Can people come in and look around the enclosure?
Not usually. Occasionally there will be an open day when people can come in a have a look, but that is very seldom.
What are your bedrooms like?
Each Sister has her own bedroom, it has been that way from the early days of the Order. We refer to the bedrooms as cells. Simply furnished; no TV's and no carpets. There is a table, a chair, a bed, a wash basin and a place to keep extra clothes but this is a limited space.
Do you take vows for ever?
Yes. We take vows of Poverty, Chastity and Obedience. You can see Sr Mary Joseph renewing her vows on the celebration of her silver jubilee. She is the one on the left. They mean a lot to us and we try hard to live by them. This is not always easy as they way of life has changed so much since St Teresa started the Reform in the 1500s.

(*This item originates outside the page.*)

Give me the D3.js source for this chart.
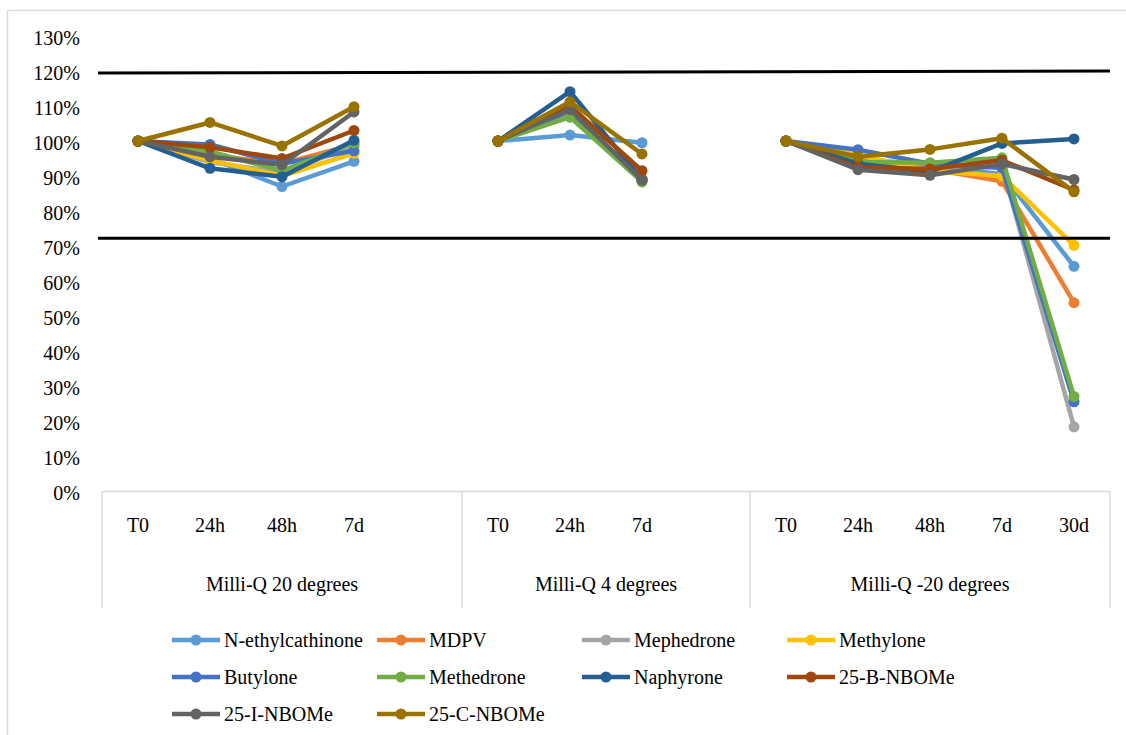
<!DOCTYPE html>
<html>
<head>
<meta charset="utf-8">
<script src="https://cdn.jsdelivr.net/npm/d3@7"></script>
<style>
  html, body { margin: 0; padding: 0; background: #fff; }
</style>
</head>
<body>
<svg id="chart" width="1126" height="735"></svg>
<script>
// ---------- DATA ----------
const groups = ["Milli-Q 20 degrees", "Milli-Q 4 degrees", "Milli-Q -20 degrees"];
// category slots (group index, tick label); empty label = blank slot
const slotGroup = [0, 0, 0, 0, 0, 1, 1, 1, 1, 2, 2, 2, 2, 2];
const slotLabel = ["T0", "24h", "48h", "7d", "", "T0", "24h", "7d", "", "T0", "24h", "48h", "7d", "30d"];
const yTicks = [0, 10, 20, 30, 40, 50, 60, 70, 80, 90, 100, 110, 120, 130];

const seriesNames = ["N-ethylcathinone", "MDPV", "Mephedrone", "Methylone", "Butylone",
                     "Methedrone", "Naphyrone", "25-B-NBOMe", "25-I-NBOMe", "25-C-NBOMe"];
const seriesColors = ["#5B9BD5", "#ED7D31", "#A5A5A5", "#FFC000", "#4472C4",
                      "#70AD47", "#255E91", "#9E480E", "#636363", "#997300"];

const nEthylcathinone = [100, 95, 87.0, 94.2, null, 100, 101.7, 99.5, null, 100, 95.0, 93.0, 90.5, 64.2];
const mdpv            = [100, 96, 93.5, 99.0, null, 100, 108.5, 89.0, null, 100, 94.5, 92.0, 88.5, 53.8];
const mephedrone      = [100, 94, 91.0, 98.5, null, 100, 107.5, 88.5, null, 100, 93.0, 91.0, 93.0, 18.3];
const methylone       = [100, 94.5, 90.0, 96.5, null, 100, 107.0, 89.0, null, 100, 96.0, 91.5, 90.0, 70.2];
const butylone        = [100, 99.0, 93.5, 97.2, null, 100, 108.5, 89.0, null, 100, 97.5, 93.5, 92.3, 25.5];
const methedrone      = [100, 97.0, 91.5, 99.5, null, 100, 106.8, 88.3, null, 100, 94.0, 93.8, 95.2, 27.0];
const naphyrone       = [100, 92.2, 89.8, 100.2, null, 100, 114.1, 89.0, null, 100, 93.5, 91.2, 99.3, 100.6];
const nbome25B        = [100, 98.2, 95.0, 103.0, null, 100, 110.0, 91.5, null, 100, 92.5, 92.0, 94.5, 86.0];
const nbome25I        = [100, 95.5, 93.2, 108.3, null, 100, 109.0, 88.8, null, 100, 91.8, 90.2, 93.4, 89.0];
const nbome25C        = [100, 105.3, 98.6, 109.8, null, 100, 111.2, 96.3, null, 100, 95.5, 97.6, 100.8, 85.5];
const seriesValues = [nEthylcathinone, mdpv, mephedrone, methylone, butylone,
                      methedrone, naphyrone, nbome25B, nbome25I, nbome25C];

// reference lines (start %, end %)
const refLines = [[119.4, 120.0], [72.2, 72.2]];

// ---------- LAYOUT ----------
const FONT = "'Liberation Serif', 'Times New Roman', Tinos, 'DejaVu Serif', serif";
const svg = d3.select("#chart");
const plot = { left: 102, right: 1110, top: 36, bottom: 491 };
const slots = d3.range(slotLabel.length);

const x = d3.scaleBand().domain(slots).range([plot.left, plot.right]).padding(0);
const cx = i => x(i) + x.bandwidth() / 2;
const y = d3.scaleLinear().domain([0, 130]).range([plot.bottom, plot.top]);

// outer chart border
svg.append("rect")
  .attr("x", 7.5).attr("y", 10.5).attr("width", 1140).attr("height", 760)
  .attr("fill", "none").attr("stroke", "#D9D9D9").attr("stroke-width", 1.5);

// y axis labels
const yAxis = d3.axisLeft(y).tickValues(yTicks).tickFormat(d => d + "%").tickSize(0).tickPadding(0);
const gy = svg.append("g").attr("transform", `translate(80,2)`).call(yAxis);
gy.attr("font-family", FONT).attr("font-size", 20);
gy.select(".domain").remove();
gy.selectAll("text").attr("font-family", FONT).attr("font-size", 20).attr("fill", "#000");

// category axis box
const axisBottom = 608;
const gx = svg.append("g").attr("font-family", FONT).attr("font-size", 20);
gx.append("line").attr("x1", plot.left).attr("x2", plot.right)
  .attr("y1", plot.bottom + 0.5).attr("y2", plot.bottom + 0.5)
  .attr("stroke", "#D9D9D9").attr("stroke-width", 1.5);
// group boundaries
const groupExtent = groups.map((g, gi) => {
  const idx = slots.filter(i => slotGroup[i] === gi);
  return [x(d3.min(idx)), x(d3.max(idx)) + x.bandwidth()];
});
const bounds = [groupExtent[0][0]].concat(groupExtent.map(e => e[1]));
gx.selectAll("line.sep").data(bounds).join("line").attr("class", "sep")
  .attr("x1", d => d).attr("x2", d => d)
  .attr("y1", plot.bottom).attr("y2", axisBottom)
  .attr("stroke", "#D9D9D9").attr("stroke-width", 1.5);
gx.selectAll("text.tick").data(slots.filter(i => slotLabel[i] !== "")).join("text")
  .attr("class", "tick")
  .attr("x", d => cx(d)).attr("y", 525).attr("dy", "0.35em")
  .attr("text-anchor", "middle").attr("font-family", FONT).attr("font-size", 20).attr("fill", "#000")
  .text(d => slotLabel[d]);
gx.selectAll("text.grp").data(groups).join("text").attr("class", "grp")
  .attr("x", (d, i) => (groupExtent[i][0] + groupExtent[i][1]) / 2)
  .attr("y", 584).attr("dy", "0.35em")
  .attr("text-anchor", "middle").attr("font-family", FONT).attr("font-size", 20).attr("fill", "#000")
  .text(d => d);

// ---------- SERIES ----------
const line = d3.line()
  .defined(d => d.v !== null)
  .x(d => cx(d.i)).y(d => y(d.v));

seriesValues.forEach((vals, si) => {
  const pts = vals.map((v, i) => ({ i, v }));
  const g = svg.append("g");
  g.append("path").datum(pts).attr("d", line)
    .attr("fill", "none").attr("stroke", seriesColors[si])
    .attr("stroke-width", 4.5).attr("stroke-linejoin", "round").attr("stroke-linecap", "round");
  g.selectAll("circle").data(pts.filter(d => d.v !== null)).join("circle")
    .attr("cx", d => cx(d.i)).attr("cy", d => y(d.v)).attr("r", 5.5)
    .attr("fill", seriesColors[si]);
});

// reference lines
svg.selectAll("line.ref").data(refLines).join("line").attr("class", "ref")
  .attr("x1", plot.left - 4).attr("x2", plot.right)
  .attr("y1", d => y(d[0])).attr("y2", d => y(d[1]))
  .attr("stroke", "#000").attr("stroke-width", 3);

// ---------- LEGEND ----------
const legCols = 4, colW = 205, legX0 = 172, legY0 = 640, rowH = 37, symW = 48;
const leg = svg.append("g");
seriesNames.forEach((name, i) => {
  const col = i % legCols, row = Math.floor(i / legCols);
  const gx0 = legX0 + col * colW, gy0 = legY0 + row * rowH;
  const g = leg.append("g").attr("transform", `translate(${gx0},${gy0})`);
  g.append("line").attr("x1", 0).attr("x2", symW).attr("y1", 0).attr("y2", 0)
    .attr("stroke", seriesColors[i]).attr("stroke-width", 4.5);
  g.append("circle").attr("cx", symW / 2).attr("cy", 0).attr("r", 5.5).attr("fill", seriesColors[i]);
  g.append("text").attr("x", symW + 4).attr("y", 0).attr("dy", "0.35em")
    .attr("font-family", FONT).attr("font-size", 20).attr("fill", "#000").text(name);
});
</script>
</body>
</html>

Do you ever see your family or friends again?
Yes. Family and friends can come and visit, you can also write and receive letters. Depending where the family live you may see more or less of them. Some families visit often others less often.
How do you become a nun?
When you feel called by the Lord and the call doesn't go away, it is time to contact a religious order/community or parish priest. If they feel that you do have a call, they will allow you to join them or advise you on what to do. Nowadays there is usually a period of just living with the community to get a feel. If this feels right you may ask formally to join the community. You then become a postulant for a period of six months to a year, when you ask to go to the next step which is becoming a novice.
As a postulant and novice you are still free to leave. After a noviciate of at least three but possibly five years you may ask to go on to final (in our case solemn vows where you give up the right to all ownership), but once final vows have been taken you are committed for life. You would have to get a dispensation from Rome to leave.
Do you have a Mother Superior?
Each Carmelite community has a Prioress who is the Mother Superior. They may not call her that, but that is her official title. The Poor Clares and other Orders have an Abbess as their superior.
Are you the same as other Carmelite communities?
Each community is autonomous which means we are all independent. The ties we have with each other are ones of friendship and belonging to the same Order. So no community is exactly the same as another one.
What's special/unique about your community?
Darlington is the oldest, English speaking Carmel in the world. The only one left of the ones that were founded on the continent during penal times. We were founded in Lier (as it is now called) in 1648.
Can people come and stay with you for a while?
We have limited facilities, but can put up three or four people as guests or retreatants who wish a private/quiet retreat. If you feel you may have a calling to Carmel there is the possibility if the community feel you are suitable, of living with us for a while.
What do you do for fun?
Some sisters like gardening, handiwork, others enjoy reading. Other sisters enjoy watching videos occasionally. We also have pets we enjoy caring for.